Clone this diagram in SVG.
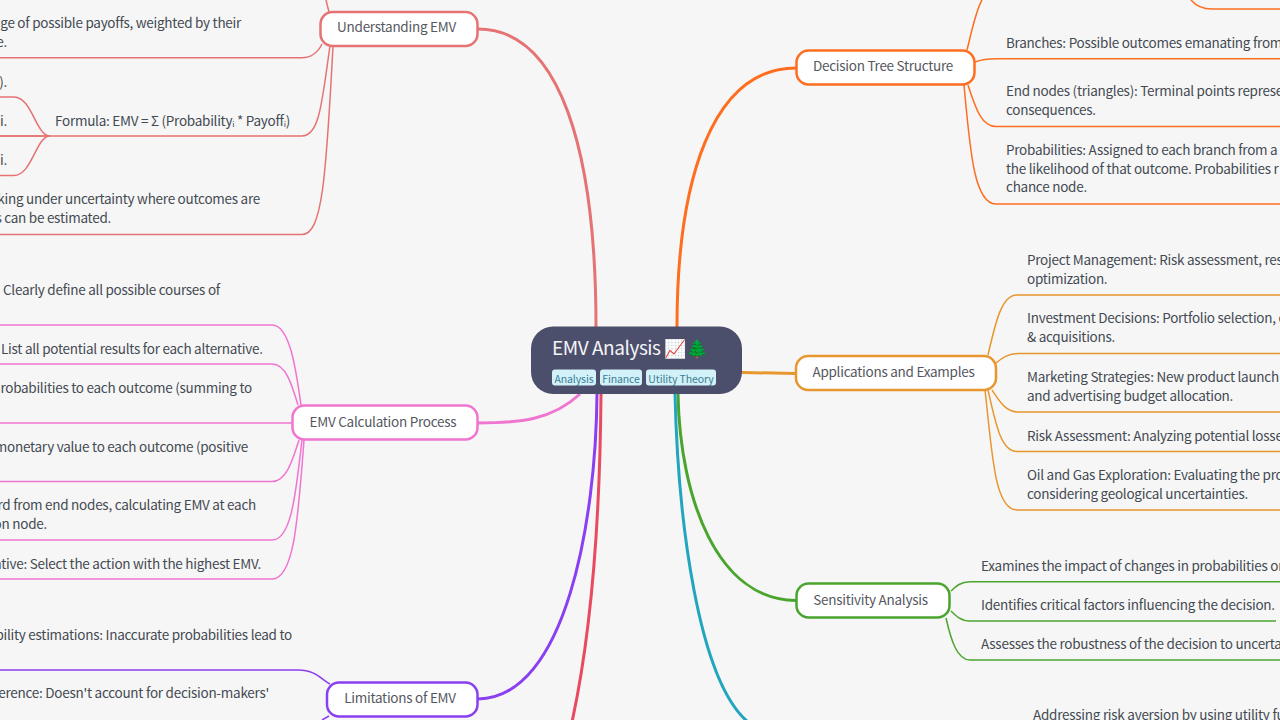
<svg xmlns="http://www.w3.org/2000/svg" width="1280" height="720" viewBox="0 0 1280 720">
<style>
text{font-family:"Noto Sans CJK SC","Noto Sans",sans-serif;font-size:13.5px;letter-spacing:-.26px;fill:#444a52}
.e{text-anchor:end}
.m{text-anchor:middle;fill:#55585f}
.c path{fill:none;stroke-width:1.5}
.r path{fill:none;stroke-width:3}
.n{fill:#fff;stroke-width:2.5}
.tag{fill:#d3f1f8}
.tt{font-size:10.5px;letter-spacing:-.1px;fill:#3a7f96;text-anchor:middle}
</style>
<rect width="1280" height="720" fill="#f6f6f6"/>
<g id="connectors">
<g class="r">
<path stroke="#e57373" d="M596 327C596 150 560 29 478 29"/>
<path stroke="#ff6d1f" d="M677 327C677 180 712 68 796 68"/>
<path stroke="#e8962e" d="M742 372.500L796 373.500"/>
<path stroke="#4aa52e" d="M678 394C680 500 718 600 796 600.500"/>
<path stroke="#22a5bf" d="M675 394C678 520 698 680 748 722"/>
<path stroke="#8a3ff0" d="M597 394C596 520 566 698 478 699"/>
<path stroke="#e84a5f" d="M601 394C600 520 592 630 572 722"/>
<path stroke="#f075d0" d="M580 394C552 420 520 423 478 423"/>
</g>
<g class="c" stroke="#e57373">
<path d="M329 12L326 0"/>
<path d="M0 57.700H302C312 57.700 318 52 322 44"/>
<path d="M0 136H302C320 136 322 100 330 46"/>
<path d="M50 136C36 136 32 97 14 97H0"/>
<path d="M50 136H0"/>
<path d="M50 136C36 136 32 175.500 14 175.500H0"/>
<path d="M0 234.500H302C322 234.500 326 180 333 46"/>
</g>
<g class="c" stroke="#f075d0">
<path d="M0 325H272C290 325 296 370 301 405"/>
<path d="M0 364H272C286 364 292 385 298 405"/>
<path d="M0 423H292"/>
<path d="M0 481.500H272C286 481.500 292 462 299 440"/>
<path d="M0 540H272C292 540 296 490 302 440"/>
<path d="M0 579H272C294 579 298 520 304 440"/>
</g>
<g class="c" stroke="#8a3ff0">
<path d="M0 670H298C316 670 322 680 330 684"/>
<path d="M329 716L322 720"/>
</g>
<g class="c" stroke="#ff6d1f">
<path d="M967 50C972 30 976 10 982 0"/>
<path d="M1191 0C1196 6 1204 9 1212 9H1280"/>
<path d="M975 62C982 59 990 58.700 998 58.700H1280"/>
<path d="M968 85C976 110 982 126.500 996 126.500H1280"/>
<path d="M964 85C970 150 974 204 996 204H1280"/>
</g>
<g class="c" stroke="#e8962e">
<path d="M988 355C996 320 1002 295 1017 295H1280"/>
<path d="M996 363C1002 358 1008 353.500 1018 353.500H1280"/>
<path d="M992 390C1000 402 1006 412 1018 412H1280"/>
<path d="M988 390C996 425 1001 451.500 1017 451.500H1280"/>
<path d="M985 390C992 450 994 510 1017 510H1280"/>
</g>
<g class="c" stroke="#4aa52e">
<path d="M951 591C956 586 961 581.700 970 581.700H1280"/>
<path d="M951 611C956 616 961 621 970 621H1276"/>
<path d="M946 618C951 640 957 660 970 660H1280"/>
</g>
</g>
<g id="root">
<rect x="531" y="326.500" width="211" height="67.500" rx="22" fill="#4c4f6b"/>
<text x="552" y="355" style="font-size:19px;letter-spacing:-.45px;fill:#f4f4f8">EMV Analysis</text>
<text x="664" y="355" style="font-size:18px;letter-spacing:0;fill:#f4f4f8">📈🌲</text>
<rect class="tag" x="552" y="369.500" width="44" height="16" rx="3"/><text class="tt" x="574" y="382.500">Analysis</text>
<rect class="tag" x="600" y="369.500" width="42" height="16" rx="3"/><text class="tt" x="621" y="382.500">Finance</text>
<rect class="tag" x="646" y="369.500" width="70" height="16" rx="3"/><text class="tt" x="681" y="382.500">Utility Theory</text>
</g>
<g id="understanding"><rect class="n" x="320.500" y="12" width="157" height="34" rx="12" stroke="#e57373"/><text class="m" x="396.500" y="32">Understanding EMV</text></g>
<g id="calc"><rect class="n" x="292.500" y="405.500" width="185" height="34" rx="12" stroke="#f075d0"/><text class="m" x="383" y="426.500">EMV Calculation Process</text></g>
<g id="limitations"><rect class="n" x="327" y="682.500" width="150.500" height="34" rx="12" stroke="#8a3ff0"/><text class="m" x="400" y="703">Limitations of EMV</text></g>
<g id="decision"><rect class="n" x="796.500" y="50.500" width="178" height="34" rx="12" stroke="#ff6d1f"/><text class="m" x="883" y="71">Decision Tree Structure</text></g>
<g id="applications"><rect class="n" x="796" y="356" width="200" height="34" rx="12" stroke="#e8962e"/><text class="m" x="893.500" y="376.500">Applications and Examples</text></g>
<g id="sensitivity"><rect class="n" x="796.500" y="583.500" width="153" height="34" rx="12" stroke="#4aa52e"/><text class="m" x="870.500" y="604.500">Sensitivity Analysis</text></g>
<g id="leaf-understanding">
<text class="e" x="241" y="28">ge of possible payoffs, weighted by their</text>
<text class="e" x="7" y="47">e.</text>
<text class="e" x="7" y="87">).</text>
<text class="e" x="7" y="126">i.</text>
<text class="e" x="7" y="165">i.</text>
<text x="55" y="126">Formula: EMV = Σ (Probabilityᵢ * Payoffᵢ)</text>
<text class="e" x="260" y="204">king under uncertainty where outcomes are</text>
<text class="e" x="111" y="223">s can be estimated.</text>
</g>
<g id="leaf-calc">
<text x="3" y="295">Clearly define all possible courses of</text>
<text x="1" y="354">List all potential results for each alternative.</text>
<text class="e" x="252" y="393">robabilities to each outcome (summing to</text>
<text class="e" x="248" y="452">monetary value to each outcome (positive</text>
<text class="e" x="256" y="510">rd from end nodes, calculating EMV at each</text>
<text class="e" x="47" y="529">on node.</text>
<text class="e" x="261" y="569">ative: Select the action with the highest EMV.</text>
</g>
<g id="leaf-limitations">
<text class="e" x="292" y="640">bility estimations: Inaccurate probabilities lead to</text>
<text class="e" x="269" y="698">ference: Doesn't account for decision-makers'</text>
</g>
<g id="leaf-decision">
<text x="1006" y="48">Branches: Possible outcomes emanating from</text>
<text x="1006" y="96">End nodes (triangles): Terminal points represe</text>
<text x="1006" y="115">consequences.</text>
<text x="1006" y="155">Probabilities: Assigned to each branch from a c</text>
<text x="1006" y="174">the likelihood of that outcome.  Probabilities r</text>
<text x="1006" y="192">chance node.</text>
</g>
<g id="leaf-applications">
<text x="1027" y="265">Project Management: Risk assessment, res</text>
<text x="1027" y="284">optimization.</text>
<text x="1027" y="323">Investment Decisions: Portfolio selection, c</text>
<text x="1027" y="342">&amp; acquisitions.</text>
<text x="1027" y="382">Marketing Strategies: New product launch</text>
<text x="1027" y="401">and advertising budget allocation.</text>
<text x="1027" y="441">Risk Assessment: Analyzing potential losse</text>
<text x="1027" y="480">Oil and Gas Exploration: Evaluating the pro</text>
<text x="1027" y="499">considering geological uncertainties.</text>
</g>
<g id="leaf-sensitivity">
<text x="981" y="571">Examines the impact of changes in probabilities or</text>
<text x="981" y="610">Identifies critical factors influencing the decision.</text>
<text x="981" y="649">Assesses the robustness of the decision to uncerta</text>
</g>
<g id="leaf-blue"><text x="1033" y="720">Addressing risk aversion by using utility fu</text></g>
</svg>
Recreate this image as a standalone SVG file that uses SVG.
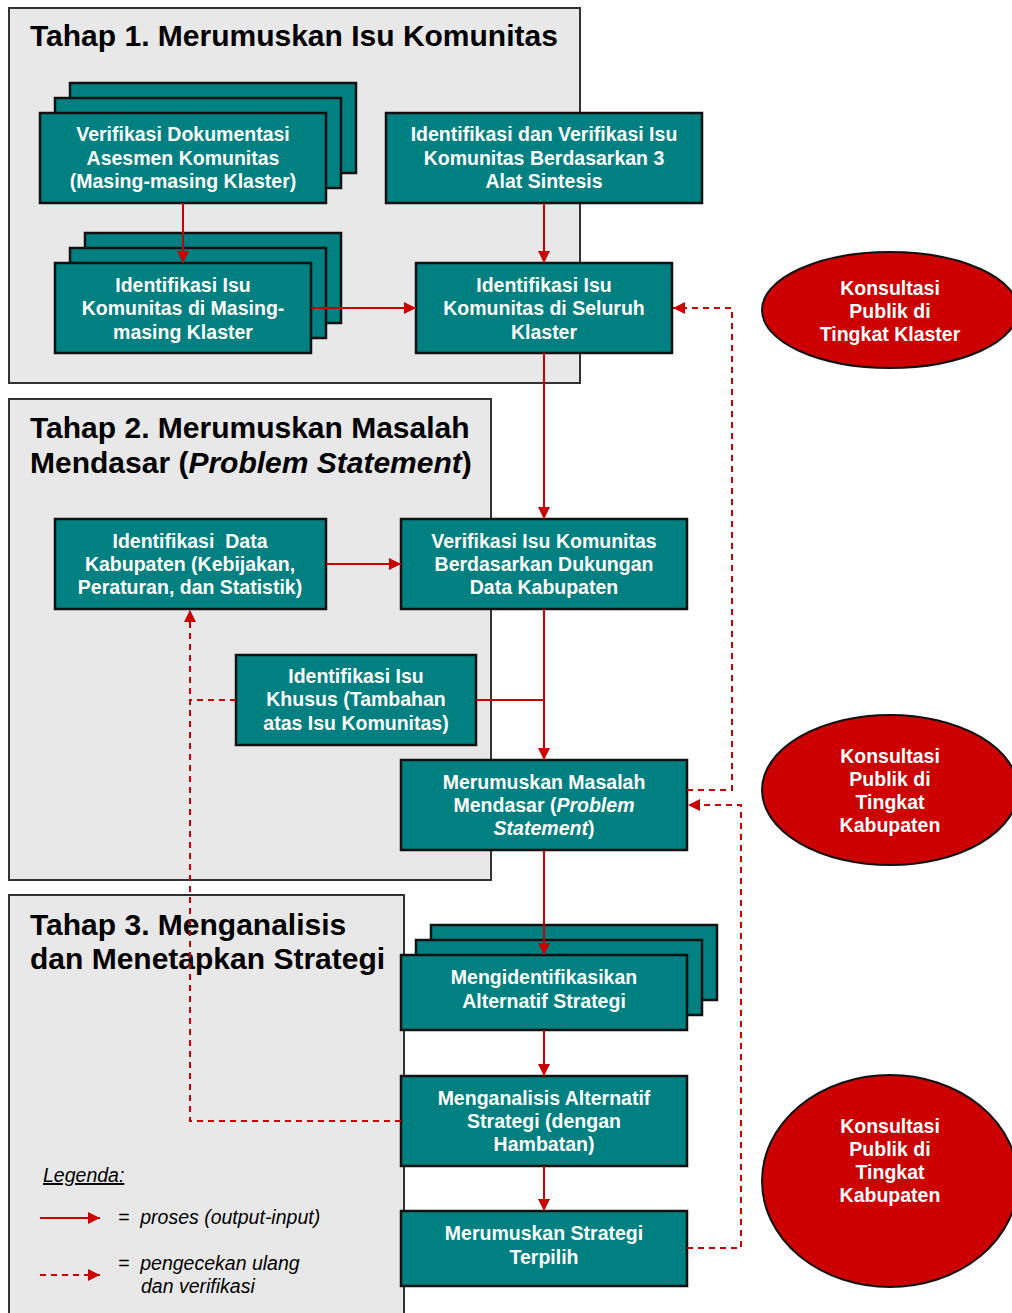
<svg xmlns="http://www.w3.org/2000/svg" width="1012" height="1313" viewBox="0 0 1012 1313">
<defs>
<style>
.panel{fill:#e8e8e8;stroke:#333;stroke-width:2}
.box{fill:#008080;stroke:#111;stroke-width:2.5}
.ell{fill:#cc0000;stroke:#111;stroke-width:2}
.t{font-family:"Liberation Sans",Arial,sans-serif;font-weight:bold;font-size:19.5px;fill:#fff;text-anchor:middle}
.e{font-family:"Liberation Sans",Arial,sans-serif;font-weight:bold;font-size:19.5px;fill:#fff;text-anchor:middle}
.title{font-family:"Liberation Sans",Arial,sans-serif;font-weight:bold;font-size:30px;fill:#000}
.leg{font-family:"Liberation Sans",Arial,sans-serif;font-style:italic;font-size:19.5px;fill:#000;white-space:pre}
.solid{stroke:#cc0000;stroke-width:2;fill:none}
.dash{stroke:#cc0000;stroke-width:2;fill:none;stroke-dasharray:6,5}
</style>
<marker id="ah" viewBox="0 0 10 10" refX="10" refY="5" markerWidth="6" markerHeight="6" markerUnits="strokeWidth" orient="auto">
<path d="M0,0 L10,5 L0,10 z" fill="#cc0000"/>
</marker>
</defs>
<rect width="1012" height="1313" fill="#fff"/>

<g id="panel1">
<rect class="panel" x="9" y="8" width="571" height="375"/>
<text class="title" x="30" y="46">Tahap 1. Merumuskan Isu Komunitas</text>
</g>
<g id="panel2">
<rect class="panel" x="9" y="399" width="482" height="481"/>
<text class="title" x="30" y="438">Tahap 2. Merumuskan Masalah</text>
<text class="title" x="30" y="473">Mendasar (<tspan font-style="italic">Problem Statement</tspan>)</text>
</g>
<g id="panel3">
<rect class="panel" x="9" y="895" width="395" height="430"/>
<text class="title" x="30" y="935">Tahap 3. Menganalisis</text>
<text class="title" x="30" y="969">dan Menetapkan Strategi</text>
</g>

<g id="n1">
<rect class="box" x="70" y="83" width="286" height="90"/>
<rect class="box" x="55" y="98" width="286" height="90"/>
<rect class="box" x="40" y="113" width="286" height="90"/>
<text class="t" x="183" y="141">Verifikasi Dokumentasi</text>
<text class="t" x="183" y="165">Asesmen Komunitas</text>
<text class="t" x="183" y="188">(Masing-masing Klaster)</text>
</g>
<g id="n2">
<rect class="box" x="386" y="113" width="316" height="90"/>
<text class="t" x="544" y="141">Identifikasi dan Verifikasi Isu</text>
<text class="t" x="544" y="165">Komunitas Berdasarkan 3</text>
<text class="t" x="544" y="188">Alat Sintesis</text>
</g>
<g id="n3">
<rect class="box" x="85" y="233" width="256" height="90"/>
<rect class="box" x="70" y="248" width="256" height="90"/>
<rect class="box" x="55" y="263" width="256" height="90"/>
<text class="t" x="183" y="292">Identifikasi Isu</text>
<text class="t" x="183" y="315">Komunitas di Masing-</text>
<text class="t" x="183" y="339">masing Klaster</text>
</g>
<g id="n4">
<rect class="box" x="416" y="263" width="256" height="90"/>
<text class="t" x="544" y="292">Identifikasi Isu</text>
<text class="t" x="544" y="315">Komunitas di Seluruh</text>
<text class="t" x="544" y="339">Klaster</text>
</g>
<g id="e1">
<ellipse class="ell" cx="890" cy="310" rx="128" ry="58"/>
<text class="e" x="890" y="295">Konsultasi</text>
<text class="e" x="890" y="318">Publik di</text>
<text class="e" x="890" y="341">Tingkat Klaster</text>
</g>

<g id="n5">
<rect class="box" x="55" y="519" width="271" height="90"/>
<text class="t" x="190" y="548" xml:space="preserve">Identifikasi  Data</text>
<text class="t" x="190" y="571">Kabupaten (Kebijakan,</text>
<text class="t" x="190" y="594">Peraturan, dan Statistik)</text>
</g>
<g id="n6">
<rect class="box" x="401" y="519" width="286" height="90"/>
<text class="t" x="544" y="548">Verifikasi Isu Komunitas</text>
<text class="t" x="544" y="571">Berdasarkan Dukungan</text>
<text class="t" x="544" y="594">Data Kabupaten</text>
</g>
<g id="n7">
<rect class="box" x="236" y="655" width="240" height="90"/>
<text class="t" x="356" y="683">Identifikasi Isu</text>
<text class="t" x="356" y="706">Khusus (Tambahan</text>
<text class="t" x="356" y="730">atas Isu Komunitas)</text>
</g>
<g id="n8">
<rect class="box" x="401" y="760" width="286" height="90"/>
<text class="t" x="544" y="789">Merumuskan Masalah</text>
<text class="t" x="544" y="812">Mendasar (<tspan font-style="italic">Problem</tspan></text>
<text class="t" x="544" y="835"><tspan font-style="italic">Statement</tspan>)</text>
</g>
<g id="e2">
<ellipse class="ell" cx="890" cy="790" rx="128" ry="75"/>
<text class="e" x="890" y="763">Konsultasi</text>
<text class="e" x="890" y="786">Publik di</text>
<text class="e" x="890" y="809">Tingkat</text>
<text class="e" x="890" y="832">Kabupaten</text>
</g>

<g id="n9">
<rect class="box" x="431" y="925" width="286" height="75"/>
<rect class="box" x="416" y="940" width="286" height="75"/>
<rect class="box" x="401" y="955" width="286" height="75"/>
<text class="t" x="544" y="984">Mengidentifikasikan</text>
<text class="t" x="544" y="1008">Alternatif Strategi</text>
</g>
<g id="n10">
<rect class="box" x="401" y="1076" width="286" height="90"/>
<text class="t" x="544" y="1105">Menganalisis Alternatif</text>
<text class="t" x="544" y="1128">Strategi (dengan</text>
<text class="t" x="544" y="1151">Hambatan)</text>
</g>
<g id="n11">
<rect class="box" x="401" y="1211" width="286" height="75"/>
<text class="t" x="544" y="1240">Merumuskan Strategi</text>
<text class="t" x="544" y="1264">Terpilih</text>
</g>
<g id="e3">
<ellipse class="ell" cx="890" cy="1181" rx="128" ry="106"/>
<text class="e" x="890" y="1133">Konsultasi</text>
<text class="e" x="890" y="1156">Publik di</text>
<text class="e" x="890" y="1179">Tingkat</text>
<text class="e" x="890" y="1202">Kabupaten</text>
</g>

<g id="connectors">
<path class="solid" d="M183,203 V263" marker-end="url(#ah)"/>
<path class="solid" d="M544,203 V263" marker-end="url(#ah)"/>
<path class="solid" d="M311,308 H416" marker-end="url(#ah)"/>
<path class="solid" d="M544,353 V519" marker-end="url(#ah)"/>
<path class="solid" d="M326,564 H401" marker-end="url(#ah)"/>
<path class="solid" d="M544,609 V760" marker-end="url(#ah)"/>
<path class="solid" d="M476,700 H544"/>
<path class="solid" d="M544,850 V955" marker-end="url(#ah)"/>
<path class="solid" d="M544,1030 V1076" marker-end="url(#ah)"/>
<path class="solid" d="M544,1166 V1211" marker-end="url(#ah)"/>
<path class="dash" d="M687,790 H732 V308 H673" marker-end="url(#ah)"/>
<path class="dash" d="M687,1248 H741 V805 H688" marker-end="url(#ah)"/>
<path class="dash" d="M401,1121 H190 V610" marker-end="url(#ah)"/>
<path class="dash" d="M236,700 H190"/>
</g>

<g id="legend">
<text class="leg" x="43" y="1182" text-decoration="underline">Legenda:</text>
<path class="solid" d="M40,1218 H100" marker-end="url(#ah)"/>
<text class="leg" x="118" y="1224" xml:space="preserve">=  proses (output-input)</text>
<path class="dash" d="M40,1275 H100" marker-end="url(#ah)"/>
<text class="leg" x="118" y="1270" xml:space="preserve">=  pengecekan ulang</text>
<text class="leg" x="141" y="1293">dan verifikasi</text>
</g>
</svg>
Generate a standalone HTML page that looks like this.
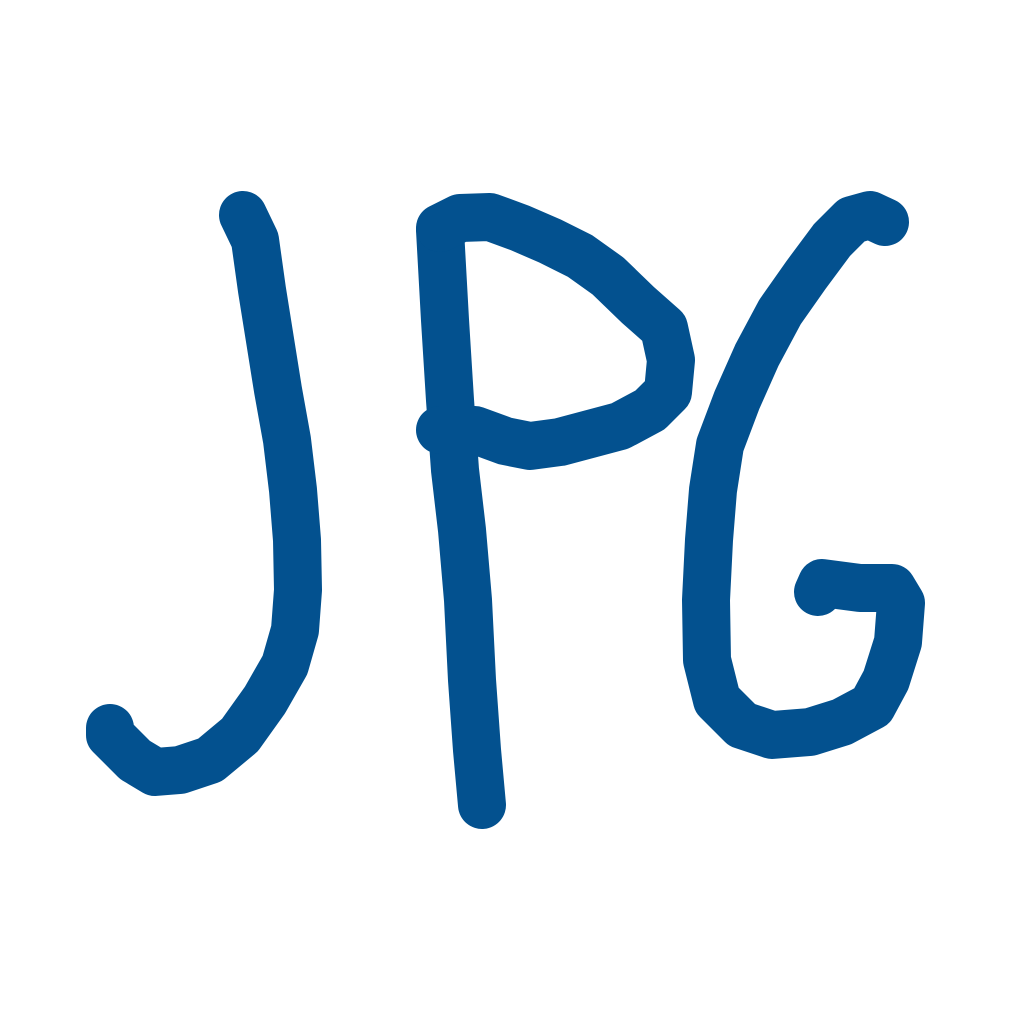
—————
» **Short task**:
Go through the records and pull out each line that includes the word "this".

» **Expected answer**:
Clone this diagram in SVG.
Recreate this image as a standalone SVG file that uses SVG.
Generate a standalone HTML page that looks like this.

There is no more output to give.